The way i look at this situation is like this.. rather than eliminate the unwanted stuff.. also known as html, javascript, css tags and bad html tags.. why not simply look for what is being looked for ?..
what is being looked for is.. text that is visually experienced when the web page is loaded in the web browser.
the text is likely to be inside of certain divs and spans but of course there is no knowing if they are hidden using commenting out in html '
( <!-- example --> )
perhaps we need a way to take a snap shot of the web page then convert the image to pdf then the pdf to text and grab the text from the pdf file ?
of course that was simply a joke.. but seriously.. is there a way to do the equivalence of that while working with parsed raw web page source ?
i do not want to use Beautiful Soup because incase of future errors there is no knowing how to modify things..
modules just aren't what i am looking for because the future changes and i need to be ready to modify my codes to control the future instead of letting it control me.
i saw a solution it would look for '<' soon as it found it.. it would delete every character one by one until it hit a '>' unfortunately my python script showed me an error and said 'delete' was not defined..
but something like that is what i am looking for.
perhaps someday i can reverse that and make it only keep what i am looking for rather than delete everything and keep what is not in the tags.
This is what the code looked like..
txt = []
for i in html:
if i == '<':
delete = True
continue
if i == '>':
delete = False
continue
if delete == True:
continue
txt.append(i)
why does this code error and say ' delete ' is not defined ?

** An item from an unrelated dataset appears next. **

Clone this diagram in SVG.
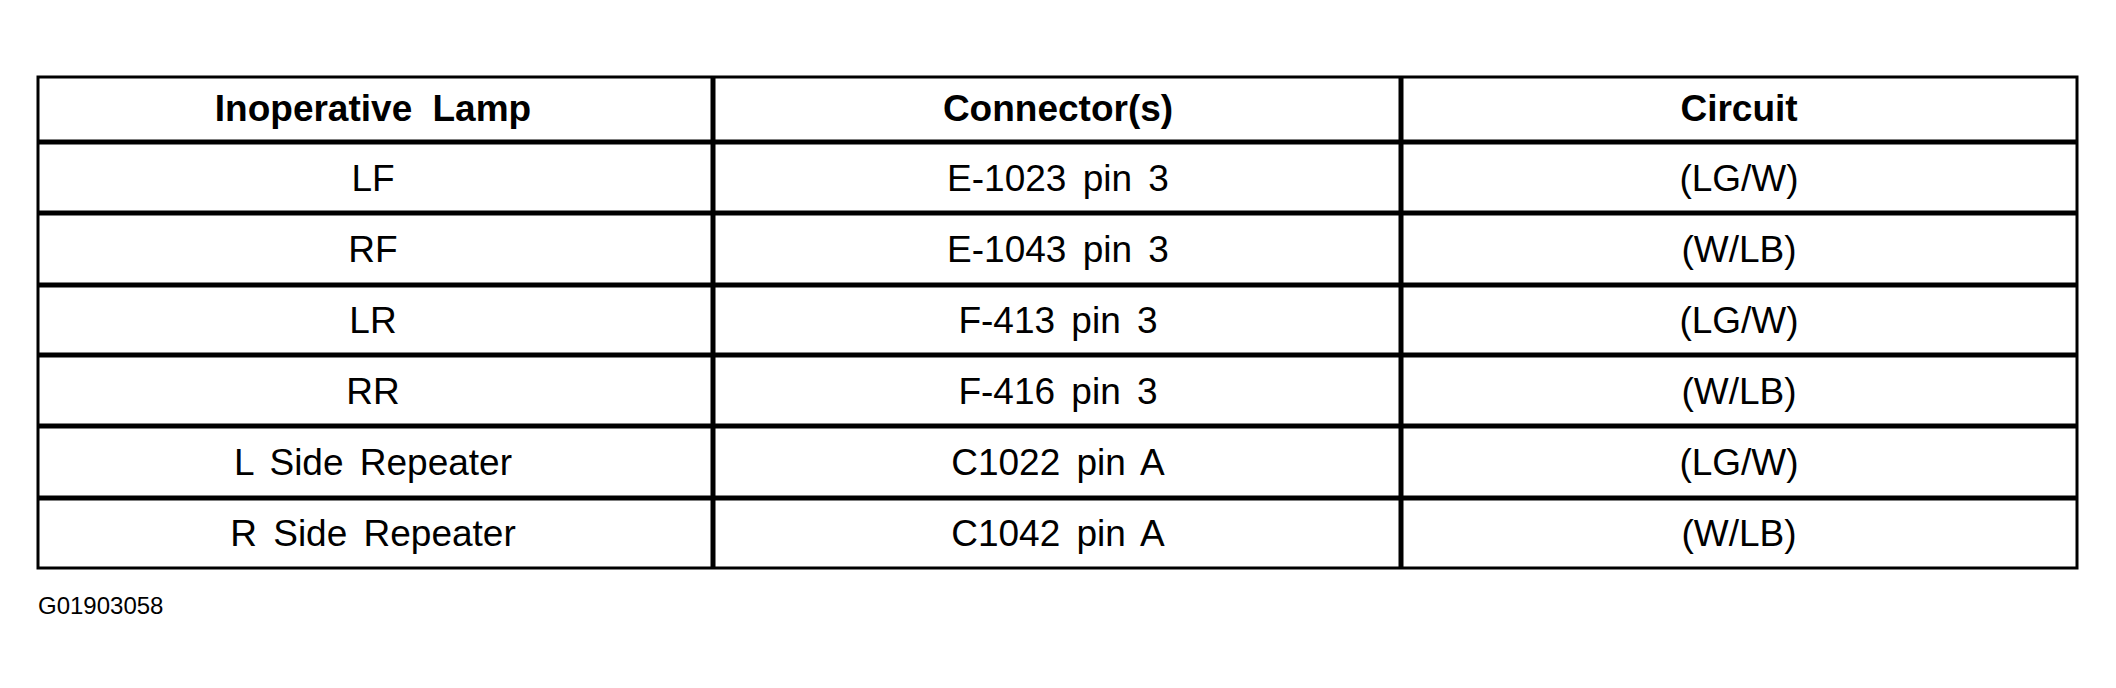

here where i located this example above.
Removing html tags using python?
this approach is rather inline with imagination itself. maybe other modules are already working this way. but this is more open source and thus the mind can think about fixing it in the future incase of upgrades and modifications
UPDATE
data="<title>ooo</title>"
delete = False
data2[] = ""
for i in data:
if i == '<':
delete = True
if i == '>':
delete = False
if delete == True:
continue
data2.append(i)
print data2
UPDATE
here's a working model that prints the exact opposite of what i am looking for.. this code too needs to be fixed.
data="<title>ooo</title>"
record = "yes"
recorded= []
for i in data:
if i == '<':
record = "yes"
if i == '>':
record = "no"
if record == "yes":
recorded.append(i)
print recorded
result is
>>> print recorded
['<', 't', 'i', 't', 'l', 'e', '<', '/', 't', 'i', 't', 'l', 'e']
UPDATE
Finally i fixed it somehow but it needs to now stop recording the not wanted > character.
data="<title>ooo</title>"
record = "yes"
recorded= []
for i in data:
if i == '<':
record = "no"
if i == '>':
record = "yes"
if record == "yes":
recorded.append(i)
the output is
>>> print recorded
['>', 'o', 'o', 'o', '>']